In the many years away from my country, I have never been so glad to be welcomed as a son in a family, greeting New Year just like a Japanese.  I was lucky enough to follow my friend to Osaka and stay in her house for the New Year celebration. Five days there taught me much more about Japanese culture than I could ever imagine.

Learning to do Calligraphy.

Learning to do Calligraphy.

This moment perhaps capture my induction into a Japanese’ New Year. In the Japanese Style house, I could feel the traditional atmosphere. Items around the house held on to the past, untouched by the rapid passage of time. In this family, customs were delicately kept from being melted in globalisation.

I was lucky to be sitting next to Kenji-sama, a lover of Calligraphy. By showing me how to write simple words, he started his New Year with a different experience. Same for me, I was witnessing a holder of Japanese culture, an opportunity not everyone has. “Seeing a person’s calligraphy, much of his personalities, stream of thoughts, and even life history is told.” – I have heard. There was something familiar.

Vietnamese Calligraphy for 忍

Vietnamese Calligraphy for 忍

In Vietnamese culture, we also have calligraphy. Nonetheless, through the course of changes in language, we now use Romaji for alphabet. Along with that, Vietnamese calligraphy adapted itself to Romaji as well. As I was telling this story, I realized how Japanese and Vietnamese share similarities in culture and lifestyle. It felt like we were distant families, parting off somewhere in the past to grow in different ways, but still bear the likeness to recognise each other.

What I liked the most was how people put aside the worries of daily life to enjoy New Year together.
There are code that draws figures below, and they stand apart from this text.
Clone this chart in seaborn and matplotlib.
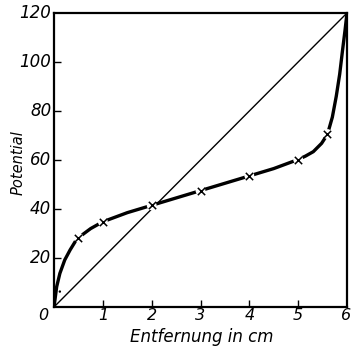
import matplotlib
matplotlib.use("Agg")
import matplotlib.pyplot as plt
import seaborn as sns
import pandas as pd

# Curve
curve_x = [0.0, 0.02, 0.055, 0.12, 0.22, 0.33, 0.45, 0.5, 0.75, 1.0, 1.5, 2.0, 2.5, 3.0,
           3.5, 4.0, 4.5, 5.0, 5.15, 5.31, 5.48, 5.6, 5.7, 5.78, 5.85, 5.91, 5.96, 6.0]
curve_y = [0.0, 3.0, 8.3, 13.7, 19.2, 23.3, 27.2, 28.3, 32.0, 34.8, 38.5, 41.5, 44.5, 47.5,
           50.5, 53.5, 56.5, 60.2, 61.6, 63.4, 66.8, 70.5, 77.5, 86.0, 95.0, 105.0, 113.0, 120.0]
# Measured points (crosses)
meas_x = [0.5, 1.0, 2.0, 3.0, 4.0, 5.0, 5.6]
meas_y = [28.3, 34.8, 41.5, 47.5, 53.6, 60.2, 70.6]
# Straight line (linear potential)
lin_x = [0, 6]
lin_y = [0, 120]
# Small dot near origin
dot_x = [0.12]
dot_y = [6.3]

x_ticks = [1, 2, 3, 4, 5]
y_ticks = [20, 40, 60, 80, 100]
x_labels = ["0", "1", "2", "3", "4", "5", "6"]
y_labels = ["20", "40", "60", "80", "100", "120"]

sns.set_style("white")
plt.rcParams['font.family'] = ['DejaVu Sans']
plt.rcParams['text.color'] = 'black'

fig = plt.figure(figsize=(3.52, 3.46), dpi=100)
ax = fig.add_axes([54/352, 39/346, 293/352, 294/346])

df_c = pd.DataFrame({"x": curve_x, "y": curve_y})
df_l = pd.DataFrame({"x": lin_x, "y": lin_y})
df_m = pd.DataFrame({"x": meas_x, "y": meas_y})
df_d = pd.DataFrame({"x": dot_x, "y": dot_y})

sns.lineplot(data=df_l, x="x", y="y", ax=ax, color="black", lw=1.0, sort=False)
sns.lineplot(data=df_c, x="x", y="y", ax=ax, color="black", lw=2.4, sort=False)
sns.scatterplot(data=df_m, x="x", y="y", ax=ax, marker="o", s=50, color="white",
                edgecolor="none", zorder=4)
sns.scatterplot(data=df_m, x="x", y="y", ax=ax, marker="x", s=28, color="black",
                linewidth=1.1, zorder=5)
sns.scatterplot(data=df_d, x="x", y="y", ax=ax, marker="o", s=3, color="black",
                edgecolor="none", zorder=5)

ax.set_xlim(0, 6)
ax.set_ylim(0, 120)
ax.set_xticks(x_ticks)
ax.set_yticks(y_ticks)
ax.set_xticklabels([])
ax.set_yticklabels([])
ax.tick_params(axis="both", direction="in", length=5, width=1.0, color="black",
               bottom=True, left=True, top=False, right=False)
for s in ax.spines.values():
    s.set_visible(True)
    s.set_color("black")
    s.set_linewidth(1.6)

ax.set_xlabel("")
ax.set_ylabel("")

fs = 11.5
for i, lab in enumerate(x_labels):
    xv = i
    off = -8 if i == 0 else (-1 if i == 6 else 0)
    ax.annotate(lab, xy=(xv, 0), xycoords="data", xytext=(off, -1.0),
                textcoords="offset points", ha="center", va="top",
                fontsize=fs, fontstyle="italic", color="black")
for i, lab in enumerate(y_labels):
    yv = (i + 1) * 20
    ax.annotate(lab, xy=(0, yv), xycoords="data", xytext=(-2, 0),
                textcoords="offset points", ha="right", va="center",
                fontsize=12, fontstyle="italic", color="black")

fig.text(202/352, 1 - 337/346, "Entfernung in cm", ha="center", va="center",
         fontsize=12, fontstyle="italic", color="black")
fig.text(18/352, 1 - 163/346, "Potential", ha="center", va="center",
         rotation=90, fontsize=10.5, fontstyle="italic", color="black")

fig.savefig("out.png", dpi=100, facecolor="white")
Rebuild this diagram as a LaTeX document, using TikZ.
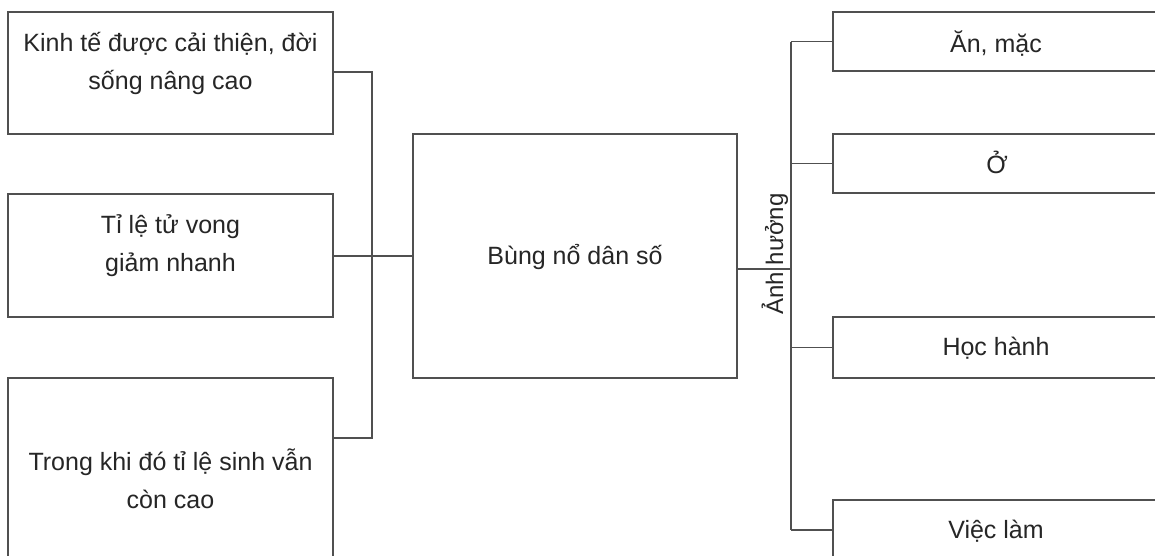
\documentclass[tikz,border=0pt]{standalone}
\usepackage{fontspec}
\setmainfont{Liberation Sans}
\begin{document}
\begin{tikzpicture}[x=1pt,y=-1pt,
  box/.style={draw=linegray,line width=1.3pt,rectangle,inner sep=0pt},
  txt/.style={text=textgray,font=\fontsize{25}{38}\selectfont,align=center,inner sep=0pt},
  conn/.style={draw=linegray,line width=1.3pt}]
\definecolor{linegray}{HTML}{505050}
\definecolor{textgray}{HTML}{262626}
\path[use as bounding box] (0,0) rectangle (1155,555);
\clip (0,0) rectangle (1155,555);
\fill[white] (0,0) rectangle (1155,555);
% left boxes
\node[box,minimum width=325pt,minimum height=122pt] (L1) at (170.5,73) {};
\node[box,minimum width=325pt,minimum height=123pt] (L2) at (170.5,255.5) {};
\node[box,minimum width=325pt,minimum height=187pt] (L3) at (170.5,471.5) {};
% centre box
\node[box,minimum width=324pt,minimum height=244pt] (C) at (575,256) {};
% right boxes
\node[box,minimum width=329pt,minimum height=59pt] (R1) at (997.5,41.5) {};
\node[box,minimum width=329pt,minimum height=59pt] (R2) at (997.5,163.5) {};
\node[box,minimum width=329pt,minimum height=61pt] (R3) at (997.5,347.5) {};
\node[box,minimum width=329pt,minimum height=60pt] (R4) at (997.5,530) {};
% texts
\node[txt] (t1) at (170.5,63.6) {Kinh tế được cải thiện, đời\\sống nâng cao};
\node[txt] (t2) at (170.5,245.6) {Tỉ lệ tử vong\\giảm nhanh};
\node[txt] (t3) at (170.5,479) {Trong khi đó tỉ lệ sinh vẫn\\còn cao};
\node[txt,anchor=base] (tc) at (575,264) {Bùng nổ dân số};
\node[txt,anchor=base] (tr1) at (996,52) {Ăn, mặc};
\node[txt,anchor=base] (tr2) at (997,173) {Ở};
\node[txt,anchor=base] (tr3) at (996,355) {Học hành};
\node[txt,anchor=base] (tr4) at (996,538) {Việc làm};
\node[txt,anchor=base,rotate=90,font=\fontsize{24}{30}\selectfont] (lab) at (783,254) {Ảnh hưởng};
% left connectors
\coordinate (lb) at (372,72);
\draw[conn] (L1.east |- 0,72) -- (lb) -- (lb |- 0,438) -- (L3.east |- 0,438);
\draw[conn] (L2.east |- C.west) -- (C.west);
% right connectors
\coordinate (rb) at (791,269);
\draw[conn] (C.east |- rb) -- (rb);
\draw[conn] (rb |- R1.west) -- (rb |- R4.west);
\foreach \r in {R1,R2,R3,R4} \draw[conn] (rb |- \r.west) -- (\r.west);
\end{tikzpicture}
\end{document}
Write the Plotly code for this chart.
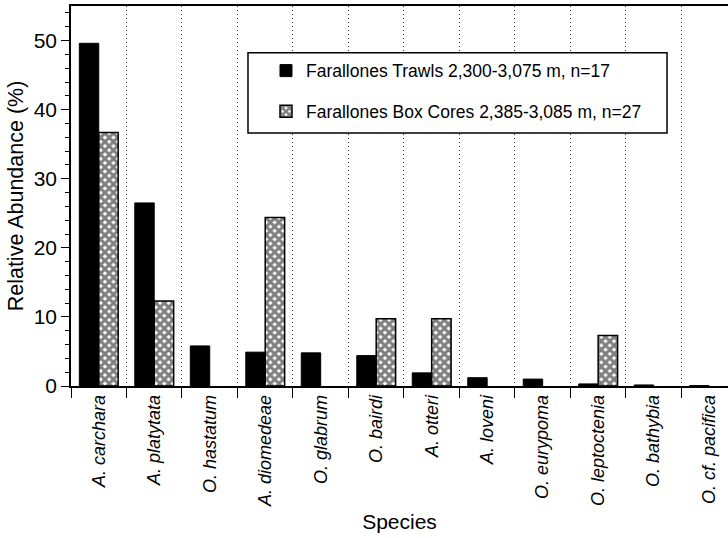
import plotly.graph_objects as go

species = ["A. carchara", "A. platytata", "O. hastatum", "A. diomedeae", "O. glabrum",
           "O. bairdi", "A. otteri", "A. loveni", "O. eurypoma", "O. leptoctenia",
           "O. bathybia", "O. cf. pacifica"]
trawls = [49.6, 26.5, 5.8, 4.9, 4.8, 4.4, 1.9, 1.2, 1.0, 0.3, 0.15, 0.05]
box_cores = [36.7, 12.3, None, 24.4, None, 9.75, 9.75, None, None, 7.3, None, None]

font_family = "Liberation Sans, Arial, Helvetica, sans-serif"

fig = go.Figure()
fig.add_trace(go.Bar(
    x=species, y=trawls, name="Farallones Trawls 2,300-3,075 m, n=17",
    marker=dict(color="black", line=dict(color="black", width=1)),
    legendgroup="a",
))
fig.add_trace(go.Bar(
    x=species, y=box_cores, name="Farallones Box Cores 2,385-3,085 m, n=27",
    marker=dict(color="white", line=dict(color="black", width=1.5),
                pattern=dict(shape="x", fgcolor="black", bgcolor="white", size=6, solidity=0.75)),
    legendgroup="b",
))

fig.update_layout(
    width=728, height=538,
    margin=dict(l=71, r=0, t=6, b=152),
    plot_bgcolor="white", paper_bgcolor="white",
    barmode="group", bargap=0.3, bargroupgap=0,
    font=dict(family=font_family, color="black"),
    legend=dict(x=0.2968, y=0.877, xanchor="left", yanchor="top",
                borderwidth=0, bgcolor="rgba(0,0,0,0)",
                font=dict(size=17.5, family=font_family),
                traceorder="grouped", tracegroupgap=15),
    showlegend=True,
    shapes=[dict(type="rect", xref="paper", yref="paper",
                 x0=0.2694, x1=0.9072, y0=0.666, y1=0.877,
                 line=dict(color="black", width=1.5), fillcolor="white", layer="above")],
)
fig.update_xaxes(
    type="category", range=[-0.5, 11.34],
    tickson="boundaries", ticks="outside", ticklen=10, tickwidth=1.2, tickcolor="black",
    showgrid=True, gridcolor="#333", griddash="1px,3px", gridwidth=1,
    showline=True, linecolor="black", linewidth=1.5, mirror=True,
    tickangle=-90, tickfont=dict(size=18, style="italic", family=font_family),
    title=dict(text="Species", font=dict(size=21, family=font_family), standoff=8),
    zeroline=False,
)
fig.update_yaxes(
    range=[0, 55], dtick=10, tick0=0,
    ticks="outside", ticklen=8, tickwidth=1.2, tickcolor="black",
    minor=dict(dtick=2, ticks="outside", ticklen=4, tickcolor="black", showgrid=False),
    showgrid=False, zeroline=False,
    showline=True, linecolor="black", linewidth=1.5,
    tickfont=dict(size=21, family=font_family),
    title=dict(text="Relative Abundance (%)", font=dict(size=21.5, family=font_family), standoff=4),
)

fig.write_html("out.html")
The so called ‘Public face’ that observed in people here were opened up to create a joyful atmosphere of a Hanafuda game. I learnt then that people had very clear line between their public profile and personal profile, allowing almost no interference.

Family playing Hanafuda game in New Year

Family playing Hanafuda game in New Year

What is more, family gatherings like this are what I have rarely seen in New Zealand. Family bond is what I like about the East, which gives each person a sense of belonging, of relation to others, of being under the same roof.

It was a delightful New Year that warmed up my winter in another country. It was not only being welcomed, but also finding the intimate relationship between Japanese culture and my culture that really left in me many memorable experiences. Thanks, Japan.